If you're not finding references that say that the core is mainly ice, I'm curious where you're looking. (No, really: I'm curious.)
That said, no, there probably ices there if there is, in fact, a core. (We don't know for certain that there is as the data are sketchy. Oddly, it's easier to tell at the other giant planets.) Under the kinds of pressures at the center of Jupiter, rock and ice would be slushy, we think. We really don't understand the physics all that well for those pressures and temperatures, alas. (Which are, obviously, difficult to reproduce and to model since we have no good equations of state.)
Even if there aren't any ices, you're right that it's a moot point: there's not that much uranium in the planet unless our cosmochemistry is seriously wacked. (That is to say, unless there's a lot MORE uranium in Jupiter than in the Earth and in the galaxy at large. Which then requires an explanation as to where it all came from and how it got enriched in the giant planets.)

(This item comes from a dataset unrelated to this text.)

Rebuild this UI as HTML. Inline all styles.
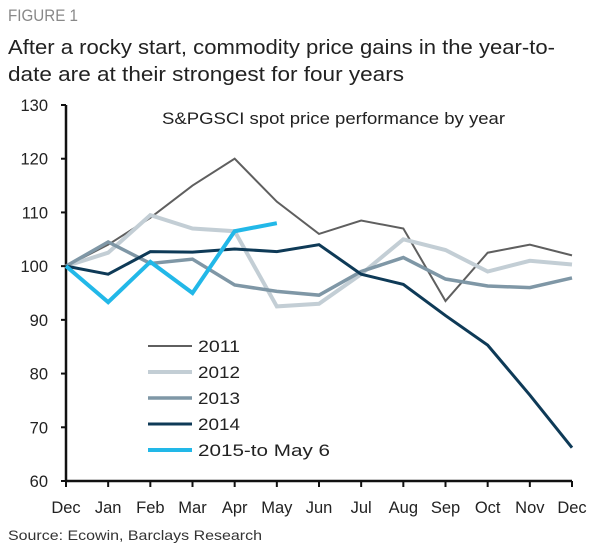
<!DOCTYPE html>
<html><head><meta charset="utf-8"><style>
body{margin:0;background:#fff;width:600px;height:553px;overflow:hidden;font-family:"Liberation Sans",sans-serif}
</style></head><body>
<svg width="600" height="553" font-family="Liberation Sans, sans-serif">
<text x="8" y="21" font-size="17" fill="#888" textLength="70" lengthAdjust="spacingAndGlyphs">FIGURE 1</text>
<text x="8" y="54" font-size="20.5" fill="#222" textLength="547" lengthAdjust="spacingAndGlyphs">After a rocky start, commodity price gains in the year-to-</text>
<text x="8" y="81" font-size="20.5" fill="#222" textLength="396" lengthAdjust="spacingAndGlyphs">date are at their strongest for four years</text>
<text x="162" y="124" font-size="17" fill="#222" textLength="343" lengthAdjust="spacingAndGlyphs">S&amp;PGSCI spot price performance by year</text>
<g id="axes"></g>
<g id="series"></g>
<g id="legend"></g>
<text x="8" y="540" font-size="14" fill="#333" textLength="254" lengthAdjust="spacingAndGlyphs">Source:  Ecowin, Barclays Research</text>
</svg>
<script>
const months=["Dec","Jan","Feb","Mar","Apr","May","Jun","Jul","Aug","Sep","Oct","Nov","Dec"];
const yTicks=[60,70,80,90,100,110,120,130];
const s2011=[100,104,109,115,120,112,106,108.5,107,93.5,102.5,104,102];
const s2012=[100,102.5,109.5,107,106.5,92.5,93,98.5,105,103,99,101,100.3];
const s2013=[100,104.5,100.5,101.3,96.5,95.3,94.6,99,101.6,97.6,96.3,96,97.8];
const s2014=[100,98.5,102.7,102.6,103.2,102.7,104,98.5,96.6,90.8,85.3,76,66.2];
const s2015=[100,93.3,100.8,95,106.5,108];
const names=["2011","2012","2013","2014","2015-to May 6"];
const NS="http://www.w3.org/2000/svg";
const x0=66,x1=572,yTop=105,yBot=481;
const xs=i=>x0+i*(x1-x0)/(months.length-1);
const ys=v=>yBot-(v-60)/(130-60)*(yBot-yTop);
function mk(t,a,p){const e=document.createElementNS(NS,t);for(const k in a)e.setAttribute(k,a[k]);p.appendChild(e);return e;}
const ax=document.getElementById('axes');
const yl=mk('line',{x1:x0,y1:yTop,x2:x0,y2:yBot,stroke:'#111','stroke-width':2.5},ax);


const xl=mk('line',{x1:x0,y1:yBot,x2:x1,y2:yBot,stroke:'#111','stroke-width':2.5},ax);


yTicks.forEach(v=>{
 mk('line',{x1:x0-5,y1:ys(v),x2:x0,y2:ys(v),stroke:'#111','stroke-width':2},ax);
 const t=mk('text',{x:x0-18,y:ys(v)+6,'font-size':16.5,'text-anchor':'end',fill:'#222'},ax);t.textContent=v;
 
 
});
months.forEach((m,i)=>{
 mk('line',{x1:xs(i),y1:yBot,x2:xs(i),y2:yBot+6,stroke:'#111','stroke-width':2},ax);
 const t=mk('text',{x:xs(i),y:513,'font-size':16.5,'text-anchor':'middle',fill:'#222'},ax);t.textContent=m;
 
 
});
const data=[s2011,s2012,s2013,s2014,s2015];
const cols=['#5f5f5f','#c3ced5','#7f97a6','#0e3a57','#22b8e8'];
const widths=[2,4,3.5,3,4];
const lens=[42,42,42,42,132];
const sg=document.getElementById('series');
data.forEach((d,k)=>{
 const p=mk('polyline',{points:d.map((v,i)=>xs(i)+','+ys(v)).join(' '),fill:'none',stroke:cols[k],'stroke-width':widths[k],'stroke-linejoin':'miter'},sg);
 
 
});
const lg=document.getElementById('legend');
names.forEach((n,k)=>{
 const y=346+k*26;
 const g=mk('g',{},lg);
 
 
 mk('line',{x1:148,y1:y,x2:192,y2:y,stroke:cols[k],'stroke-width':widths[k]},g);
 const t=mk('text',{x:198,y:y+6,'font-size':17,fill:'#222',textLength:lens[k],lengthAdjust:'spacingAndGlyphs'},g);t.textContent=n;
});
</script>
</body></html>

What's worse is that you need a lot more uranium than Earth has to generate your heat that way. Jupiter puts significantly more heat that it takes in from the Sun. (Earth takes in about 1360 W/m^2 and adds an additional 0.01 W/m^2 to the outgoing flux due to internal heat. Jupiter's internal heat is of order the same as what it takes in from the Sun. The latter being about 1/30 of what the Earth recieves.)
And you can't restart the reactor by letting the uranium daughter istopes decay. What do you think that they decay into? Lead, mainly. If thorium stops the reactions, I'm pretty sure that lead will, too.
If you want other objects, I gots 'em. Like the fact that you need a LOT of uranium to make this work. (Again, where is it coming from?) And that the primorial Earth would have been wickedly active. (Take the heat for formation, heat of differentiation, and add in not the radioactive decay buy a nuclear generator with a LOT more fuel and therefore a much more vigorous reactor. Basically, what the reactor model does is speed the burn rate. Which means, since we know the present heating rate of the Earth pretty well, you have to make it a lot hotter in the past with the reactor model than with pure decay. One would need to look at the model to see how hot, but I wouldn't be surprised, say, 3 billion years ago there would be too much heating to leave solid rock lying around.
You raised another of mine, how the uranium headed downward rather than sticking around with the silicates.